Bob “Rat” Kiley is the medic in Tim’s platoon. He is close friends with Curt Lemon, who dies when he steps on a land mine. In retaliation for his friend’s death, Rat kills a baby water buffalo that the platoon has rescued and brought to a nearby village. However, aside from this moment of grief, Rat is generally a good-natured boy. According to Tim, he’s an excellent medic, staying cool under pressure and consistently finding his way to the men who need help even in the chaos of combat. However, in “Night Life,” the second to last story in the collection, Tim shares that Rat eventually has a mental breakdown as he struggles to handle the constant sight of death, gore, and suffering. He shoots himself in the foot to escape from combat and, despite Tim’s assertion that most men look down on soldiers who self-harm as a strategy to avoid active duty, everyone in the platoon understands Rat’s decisions and no one judges him for it. This story brings one of the book’s greater themes – that men go to war and kill other people because they’re embarrassed not to – full circle, and, to an extent, relieves the other men of the fear of shame they’ve been carrying with them. A “shameful” act has been completed, and yet, no one considers it shameful.

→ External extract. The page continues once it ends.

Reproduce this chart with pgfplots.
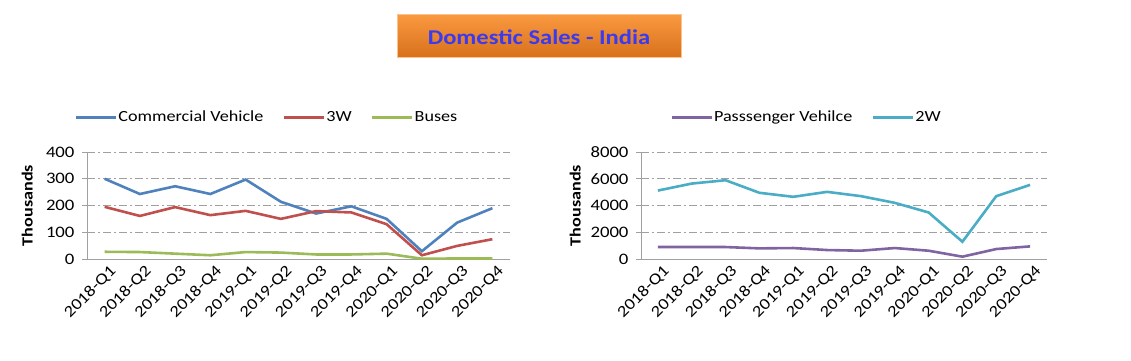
\documentclass[border=0pt]{standalone}
\usepackage{pgfplots}
\pgfplotsset{compat=1.18}
\usepackage{fontspec}
\setmainfont{Carlito}[FakeStretch=1.17]
\definecolor{cv}{HTML}{4F81BD}
\definecolor{tw}{HTML}{C0504D}
\definecolor{bus}{HTML}{9BBB59}
\definecolor{pv}{HTML}{8064A2}
\definecolor{ww}{HTML}{4BACC6}
\definecolor{ax}{HTML}{A0A0A0}
\definecolor{orTop}{HTML}{FA9A40}
\definecolor{orBot}{HTML}{D8701C}
\definecolor{ttl}{HTML}{3A3AF0}
\pgfplotsset{
  salesaxis/.style={
    scale only axis, height=107pt,
    xmin=-0.5, xmax=11.5, ymin=0,
    /pgf/number format/assume math mode=true,
    /pgf/number format/1000 sep={},
    xtick={0,...,11},
    xticklabels={2018-Q1,2018-Q2,2018-Q3,2018-Q4,2019-Q1,2019-Q2,2019-Q3,2019-Q4,2020-Q1,2020-Q2,2020-Q3,2020-Q4},
    x tick label style={rotate=45, anchor=north east, font=\fontsize{16}{16}\selectfont, inner sep=1pt, xshift=4pt, yshift=-2pt},
    y tick label style={font=\fontsize{16}{16}\selectfont, xshift=-4pt},
    xtick style={draw=none},
    minor xtick={-0.5,0.5,...,11.5},
    minor x tick style={ax, line width=1pt},
    minor tick length=5pt,
    major tick length=5pt,
    tick align=outside,
    ytick style={ax, line width=1pt},
    axis x line*=bottom, axis y line*=left,
    axis line style={ax, line width=1pt, -},
    ymajorgrids, grid style={ax, line width=0.9pt, dash pattern=on 8pt off 3pt on 2pt off 3pt},
    ylabel={\bfseries Thousands}, ylabel style={font=\fontsize{15.5}{15.5}\selectfont},
    legend style={draw=none, fill=none, font=\fontsize{15.5}{15.5}\selectfont, legend columns=-1,
      /tikz/every even column/.append style={column sep=18pt},
      /tikz/every odd column/.append style={column sep=0pt},
      nodes={inner xsep=1pt}},
    legend image code/.code={\draw[#1, line width=3pt] (0pt,0pt) -- (40pt,0pt);},
    every axis plot/.append style={line width=2.6pt, no marks},
  }
}
\begin{document}
\begin{tikzpicture}[x=1pt,y=1pt]
\useasboundingbox (0,0) rectangle (1131,360);
\shade[top color=orTop, bottom color=orBot, draw=orTop!60!white] (397,303) rectangle (681,346);
\node[text=ttl, font=\fontsize{21}{21}\selectfont\bfseries] at (539,323) {Domestic Sales - India};
\begin{axis}[salesaxis, at={(87pt,101pt)}, anchor=south west, width=423pt,
  ymax=400, ytick={0,100,200,300,400},
  ylabel style={at={(axis description cs:-0.12,0.5)}},
  legend style={at={(axis description cs:0.424,1.327)}, anchor=center}]
\addplot[cv] coordinates {(0,300)(1,243)(2,272)(3,243)(4,297)(5,214)(6,170)(7,197)(8,150)(9,29)(10,136)(11,190)};
\addlegendentry{Commercial Vehicle}
\addplot[tw] coordinates {(0,195)(1,161)(2,194)(3,164)(4,180)(5,150)(6,179)(7,174)(8,130)(9,14)(10,49)(11,74)};
\addlegendentry{3W}
\addplot[bus] coordinates {(0,27)(1,26)(2,20)(3,14)(4,26)(5,24)(6,17)(7,17)(8,20)(9,1)(10,2)(11,2)};
\addlegendentry{Buses}
\end{axis}
\begin{axis}[salesaxis, at={(641pt,101pt)}, anchor=south west, width=406pt,
  ymax=8000, ytick={0,2000,4000,6000,8000},
  ylabel style={at={(axis description cs:-0.14,0.5)}},
  legend style={at={(axis description cs:0.406,1.327)}, anchor=center}]
\addplot[pv] coordinates {(0,894)(1,894)(2,894)(3,795)(4,820)(5,670)(6,620)(7,820)(8,620)(9,174)(10,745)(11,944)};
\addlegendentry{Passsenger Vehilce}
\addplot[ww] coordinates {(0,5118)(1,5640)(2,5890)(3,4950)(4,4650)(5,5020)(6,4700)(7,4200)(8,3480)(9,1290)(10,4700)(11,5540)};
\addlegendentry{2W}
\end{axis}
\end{tikzpicture}
\end{document}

The water buffalo scene in “How to Tell a True War Story” is a memorable and upsetting one, and one in which Rat features prominently. His decision to kill a young, innocent living being piece by piece, slowly draining it of its life, mirrors the way that his young and innocent friend Curt was killed and blown to pieces by a land mine. As Tim says, the story of Rat killing the baby buffalo is a love story, not a war story. By killing the buffalo, a terrible act, Rat is showing the depth of his love for his friend. It’s a brutal act of love, the sort of love that only exists in times and places of great violence and suffering such as Vietnam, and the cruel killing of an innocent creature likely only increases Rat’s pain rather than diminishes it. But in taking on the pain, guilt, and horror of killing the buffalo, Rat shows how much he is willing to suffer for his lost friend.